## [EXERCISE TASK]
Starting at the top of the listing, extract every line up to and including the one with "1.61, 1.53, 1.53];". Pictures stay out of the copy.

## [STORED DATA]
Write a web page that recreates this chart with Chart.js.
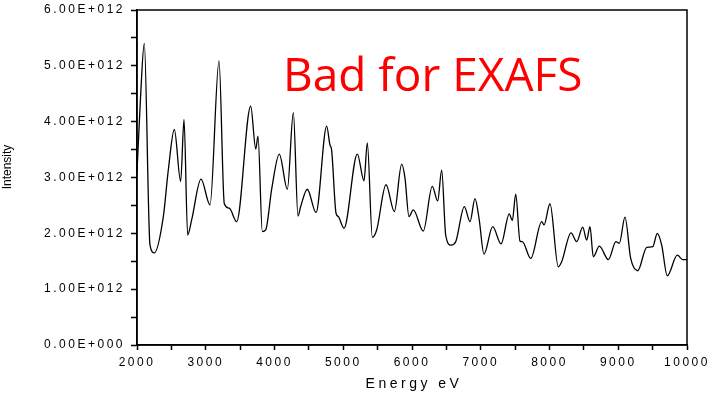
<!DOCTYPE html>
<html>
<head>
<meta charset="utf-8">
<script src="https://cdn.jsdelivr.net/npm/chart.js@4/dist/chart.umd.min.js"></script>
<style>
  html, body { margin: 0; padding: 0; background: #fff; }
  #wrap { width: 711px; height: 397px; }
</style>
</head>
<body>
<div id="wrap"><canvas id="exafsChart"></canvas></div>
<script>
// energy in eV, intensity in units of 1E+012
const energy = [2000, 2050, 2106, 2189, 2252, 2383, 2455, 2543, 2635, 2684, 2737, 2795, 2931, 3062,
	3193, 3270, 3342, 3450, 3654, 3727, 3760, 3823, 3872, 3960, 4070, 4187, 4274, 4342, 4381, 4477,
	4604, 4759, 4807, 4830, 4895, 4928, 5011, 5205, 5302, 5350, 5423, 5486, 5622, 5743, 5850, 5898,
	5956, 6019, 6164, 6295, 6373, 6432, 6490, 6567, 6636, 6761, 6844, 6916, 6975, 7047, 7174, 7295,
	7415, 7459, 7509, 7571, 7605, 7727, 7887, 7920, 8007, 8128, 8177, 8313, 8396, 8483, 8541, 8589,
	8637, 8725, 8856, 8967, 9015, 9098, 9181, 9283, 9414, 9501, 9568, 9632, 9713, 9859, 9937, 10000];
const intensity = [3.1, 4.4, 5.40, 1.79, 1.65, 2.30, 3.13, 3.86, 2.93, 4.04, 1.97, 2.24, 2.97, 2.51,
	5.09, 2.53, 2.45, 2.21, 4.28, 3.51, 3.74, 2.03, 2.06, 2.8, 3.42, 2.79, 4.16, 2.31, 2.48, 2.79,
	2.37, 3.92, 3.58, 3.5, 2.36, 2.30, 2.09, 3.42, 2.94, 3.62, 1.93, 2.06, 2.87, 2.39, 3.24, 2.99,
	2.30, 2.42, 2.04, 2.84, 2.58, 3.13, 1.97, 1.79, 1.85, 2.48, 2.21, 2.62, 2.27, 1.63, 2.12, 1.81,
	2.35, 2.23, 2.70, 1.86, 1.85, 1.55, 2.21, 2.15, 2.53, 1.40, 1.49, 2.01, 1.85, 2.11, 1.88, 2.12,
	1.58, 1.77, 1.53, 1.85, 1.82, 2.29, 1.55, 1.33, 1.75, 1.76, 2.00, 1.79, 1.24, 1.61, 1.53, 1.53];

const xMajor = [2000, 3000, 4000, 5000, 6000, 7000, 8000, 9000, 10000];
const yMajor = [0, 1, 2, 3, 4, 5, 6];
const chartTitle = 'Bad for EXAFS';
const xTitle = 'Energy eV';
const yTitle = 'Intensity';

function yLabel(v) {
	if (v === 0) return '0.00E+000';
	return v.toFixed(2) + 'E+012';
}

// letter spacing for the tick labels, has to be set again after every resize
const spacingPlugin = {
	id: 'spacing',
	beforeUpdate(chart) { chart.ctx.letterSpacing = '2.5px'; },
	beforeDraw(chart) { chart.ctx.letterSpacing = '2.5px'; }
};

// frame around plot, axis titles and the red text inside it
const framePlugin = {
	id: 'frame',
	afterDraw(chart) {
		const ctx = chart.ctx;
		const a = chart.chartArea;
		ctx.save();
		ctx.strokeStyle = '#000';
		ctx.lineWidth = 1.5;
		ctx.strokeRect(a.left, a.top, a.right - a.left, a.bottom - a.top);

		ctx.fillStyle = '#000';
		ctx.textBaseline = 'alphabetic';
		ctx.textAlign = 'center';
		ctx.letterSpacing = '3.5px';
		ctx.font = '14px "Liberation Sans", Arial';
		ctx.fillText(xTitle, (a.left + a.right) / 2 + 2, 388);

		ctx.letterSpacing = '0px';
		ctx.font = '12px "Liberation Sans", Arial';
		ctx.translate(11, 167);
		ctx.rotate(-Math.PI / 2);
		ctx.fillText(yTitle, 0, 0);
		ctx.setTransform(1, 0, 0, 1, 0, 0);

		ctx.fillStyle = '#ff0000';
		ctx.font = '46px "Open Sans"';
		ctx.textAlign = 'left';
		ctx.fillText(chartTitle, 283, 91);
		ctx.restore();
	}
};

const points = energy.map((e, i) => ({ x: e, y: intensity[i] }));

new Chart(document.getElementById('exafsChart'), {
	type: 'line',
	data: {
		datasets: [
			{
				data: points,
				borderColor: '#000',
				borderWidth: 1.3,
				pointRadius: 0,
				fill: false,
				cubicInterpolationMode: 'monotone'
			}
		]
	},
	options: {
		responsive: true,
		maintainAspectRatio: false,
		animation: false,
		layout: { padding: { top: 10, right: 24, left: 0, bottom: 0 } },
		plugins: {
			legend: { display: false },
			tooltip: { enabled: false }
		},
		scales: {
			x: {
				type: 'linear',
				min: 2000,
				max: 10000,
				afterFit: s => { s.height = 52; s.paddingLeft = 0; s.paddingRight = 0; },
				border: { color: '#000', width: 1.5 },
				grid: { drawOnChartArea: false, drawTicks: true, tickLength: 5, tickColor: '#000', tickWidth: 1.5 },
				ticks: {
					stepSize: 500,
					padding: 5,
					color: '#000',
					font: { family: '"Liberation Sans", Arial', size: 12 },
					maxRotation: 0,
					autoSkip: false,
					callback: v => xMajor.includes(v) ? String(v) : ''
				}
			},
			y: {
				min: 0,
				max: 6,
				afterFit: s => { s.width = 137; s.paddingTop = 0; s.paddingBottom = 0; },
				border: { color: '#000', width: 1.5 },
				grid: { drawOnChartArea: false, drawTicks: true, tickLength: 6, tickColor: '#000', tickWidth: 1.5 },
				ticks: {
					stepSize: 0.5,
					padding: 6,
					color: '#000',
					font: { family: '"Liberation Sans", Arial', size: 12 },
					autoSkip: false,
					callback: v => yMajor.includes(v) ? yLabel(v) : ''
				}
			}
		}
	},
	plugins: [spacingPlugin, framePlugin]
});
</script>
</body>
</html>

## [RESPONSE TO THIS TASK]
Write a web page that recreates this chart with Chart.js.
<!DOCTYPE html>
<html>
<head>
<meta charset="utf-8">
<script src="https://cdn.jsdelivr.net/npm/chart.js@4/dist/chart.umd.min.js"></script>
<style>
  html, body { margin: 0; padding: 0; background: #fff; }
  #wrap { width: 711px; height: 397px; }
</style>
</head>
<body>
<div id="wrap"><canvas id="exafsChart"></canvas></div>
<script>
// energy in eV, intensity in units of 1E+012
const energy = [2000, 2050, 2106, 2189, 2252, 2383, 2455, 2543, 2635, 2684, 2737, 2795, 2931, 3062,
	3193, 3270, 3342, 3450, 3654, 3727, 3760, 3823, 3872, 3960, 4070, 4187, 4274, 4342, 4381, 4477,
	4604, 4759, 4807, 4830, 4895, 4928, 5011, 5205, 5302, 5350, 5423, 5486, 5622, 5743, 5850, 5898,
	5956, 6019, 6164, 6295, 6373, 6432, 6490, 6567, 6636, 6761, 6844, 6916, 6975, 7047, 7174, 7295,
	7415, 7459, 7509, 7571, 7605, 7727, 7887, 7920, 8007, 8128, 8177, 8313, 8396, 8483, 8541, 8589,
	8637, 8725, 8856, 8967, 9015, 9098, 9181, 9283, 9414, 9501, 9568, 9632, 9713, 9859, 9937, 10000];
const intensity = [3.1, 4.4, 5.40, 1.79, 1.65, 2.30, 3.13, 3.86, 2.93, 4.04, 1.97, 2.24, 2.97, 2.51,
	5.09, 2.53, 2.45, 2.21, 4.28, 3.51, 3.74, 2.03, 2.06, 2.8, 3.42, 2.79, 4.16, 2.31, 2.48, 2.79,
	2.37, 3.92, 3.58, 3.5, 2.36, 2.30, 2.09, 3.42, 2.94, 3.62, 1.93, 2.06, 2.87, 2.39, 3.24, 2.99,
	2.30, 2.42, 2.04, 2.84, 2.58, 3.13, 1.97, 1.79, 1.85, 2.48, 2.21, 2.62, 2.27, 1.63, 2.12, 1.81,
	2.35, 2.23, 2.70, 1.86, 1.85, 1.55, 2.21, 2.15, 2.53, 1.40, 1.49, 2.01, 1.85, 2.11, 1.88, 2.12,
	1.58, 1.77, 1.53, 1.85, 1.82, 2.29, 1.55, 1.33, 1.75, 1.76, 2.00, 1.79, 1.24, 1.61, 1.53, 1.53];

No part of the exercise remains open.